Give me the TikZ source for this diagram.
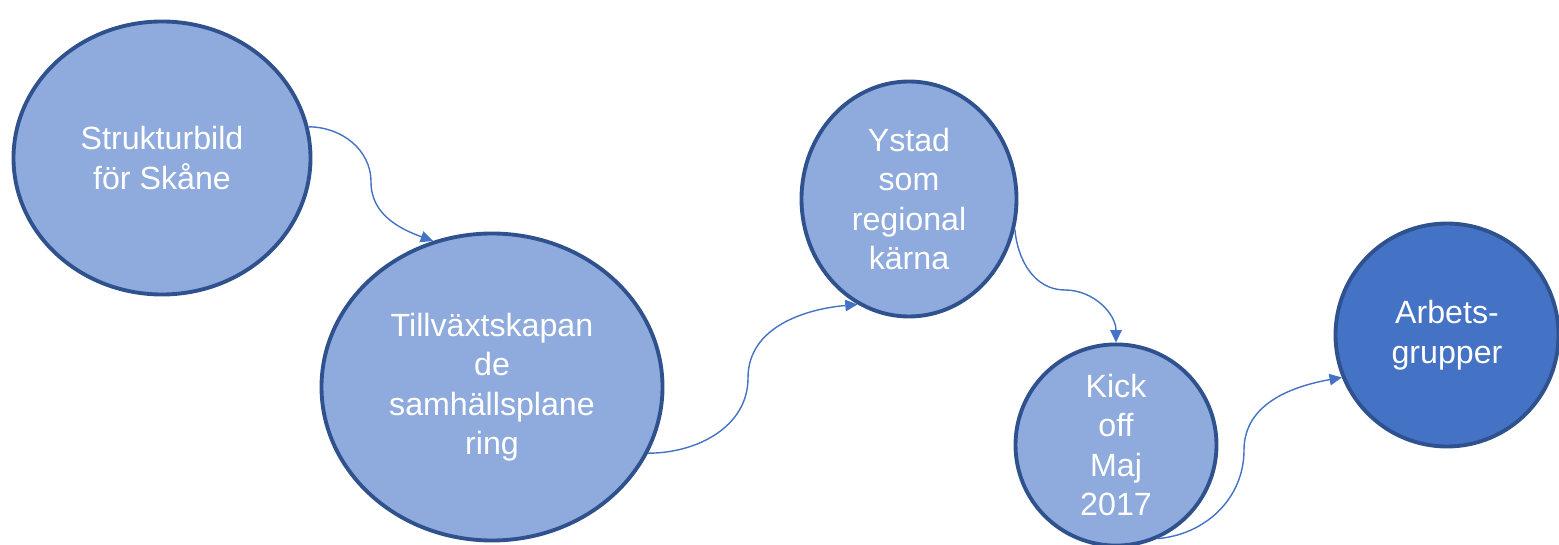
\documentclass[tikz,border=0pt]{standalone}
\usepackage{fontspec}
\setmainfont{Liberation Sans}
\usetikzlibrary{positioning, arrows.meta, shapes.geometric}
\definecolor{lightblue}{HTML}{8FAADC}
\definecolor{darkblue}{HTML}{2F528F}
\definecolor{midblue}{HTML}{4472C4}

\begin{document}
\begin{tikzpicture}
\tikzstyle{oval}=[ellipse, draw=darkblue, line width=2.2pt, fill=lightblue, inner sep=0pt, text=white, align=center, font=\fontsize{18.3}{22.5}\selectfont]
\tikzstyle{connect}=[-{Triangle[length=7pt,width=6.5pt]}, draw=midblue, line width=0.8pt]
\useasboundingbox (0,0) rectangle (31.18,10.88);
% 2. Nodes
%%%%%%%%%%
\node[oval, minimum width=5.94cm, minimum height=5.46cm] (struktur) at (3.24,7.72) {Strukturbild\\för Skåne};
\node[oval, minimum width=6.82cm, minimum height=6.14cm] (tillvaxt) at (9.84,3.14) {Tillväxtskapan\\de\\samhällsplane\\ring};
\node[oval, minimum width=4.30cm, minimum height=4.70cm] (ystad) at (18.18,6.90) {Ystad\\som\\regional\\kärna};
\node[oval, minimum width=4.02cm, minimum height=3.74cm] (kickoff) at (22.32,1.98) {Kick\\off\\Maj\\2017};
\node[oval, fill=midblue, minimum width=4.46cm, minimum height=4.46cm] (arbets) at (28.94,4.18) {Arbets-\\grupper};

\coordinate (m1) at (7.42,7.24);
\coordinate (m2) at (14.96,3.32);
\coordinate (m3) at (21.30,5.08);
\coordinate (m4) at (24.88,1.88);
% 3. Arrows
%%%%%%%%%%%
\draw[connect] (struktur.12) to[out=0,in=90] (m1) to[out=-90,in=160] (tillvaxt.112);
\draw[connect] (tillvaxt.-23) to[out=0,in=-90] (m2) to[out=90,in=185] (ystad.-116);
\draw[connect] (ystad.-16) to[out=-85,in=180] (m3) to[out=0,in=90] (kickoff.90);
\draw[connect] (kickoff.-66) to[out=5,in=-90] (m4) to[out=90,in=190] (arbets.202);

\end{tikzpicture}
\end{document}
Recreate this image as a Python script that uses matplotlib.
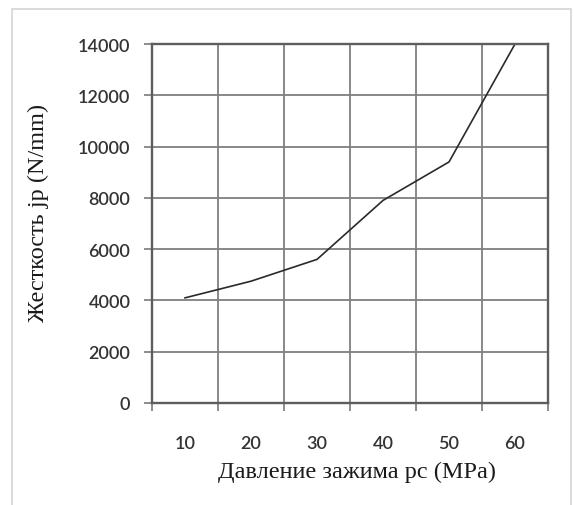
import matplotlib.pyplot as plt
from matplotlib.patches import Rectangle

# clamping pressure (MPa) vs. stiffness (N/mm)
pressure = [10, 20, 30, 40, 50, 60]
stiffness = [4100, 4750, 5600, 7900, 9400, 14000]
x_ticks = [10, 20, 30, 40, 50, 60]
y_ticks = [0, 2000, 4000, 6000, 8000, 10000, 12000, 14000]

x_label = "Давление зажима pc (MPa)"
y_label = "Жесткость jp (N/mm)"

W, H = 574, 506
fig = plt.figure(figsize=(W / 100, H / 100), dpi=100)
fig.patch.set_facecolor("white")

# light frame around the whole chart
fig.add_artist(Rectangle((12 / W, -0.05), (571 - 12) / W, (H - 10) / H + 0.05,
                         transform=fig.transFigure, fill=False,
                         ec="#d4d4d4", lw=1.2))

ax = fig.add_axes([152 / W, 1 - 404 / H, (548 - 152) / W, (404 - 45) / H])

ax.plot(pressure, stiffness, color="#2a2a2a", lw=1.2, clip_on=True)

ax.set_xlim(5, 65)
ax.set_ylim(0, 14000)

# category-style x axis: labels in the middle, ticks and grid at the borders
ax.set_xticks(x_ticks)
ax.set_xticks([5, 15, 25, 35, 45, 55, 65], minor=True)
ax.set_yticks(y_ticks)

ax.tick_params(axis="x", which="major", length=0, pad=23,
               labelsize=13, labelcolor="#333333")
ax.tick_params(axis="x", which="minor", length=5.5, width=1.2,
               color="#7a7a7a", direction="out")
ax.tick_params(axis="y", length=5.5, width=1.2, color="#7a7a7a",
               direction="out", pad=10, labelsize=13, labelcolor="#333333")
for lab in ax.get_xticklabels() + ax.get_yticklabels():
    lab.set_family("Lato")
    lab.set_fontweight("semibold")

ax.grid(False)
ax.grid(True, axis="x", which="minor", color="#7f7f7f", lw=1.3)
ax.grid(True, axis="y", which="major", color="#7f7f7f", lw=1.3)
ax.set_axisbelow(True)

for side in ["left", "bottom", "top", "right"]:
    ax.spines[side].set_color("#5e5e5e")
    ax.spines[side].set_linewidth(1.7)

ax.set_xlabel(x_label, family="Liberation Serif", fontsize=17.5,
              color="#1a1a1a", va="center")
ax.xaxis.set_label_coords((357 - 152) / 396, (404 - 472) / 359)
ax.set_ylabel(y_label, family="Liberation Serif", fontsize=17.5,
              color="#1a1a1a", va="center")
ax.yaxis.set_label_coords((38 - 152) / 396, (404 - 213) / 359)

fig.savefig("out.png", dpi=100)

Given problem —
Pick out the lines containing the word "this" and show them.

Expected answer —
Give me the TikZ source for this diagram.
Recreate this image as a Python script that uses matplotlib.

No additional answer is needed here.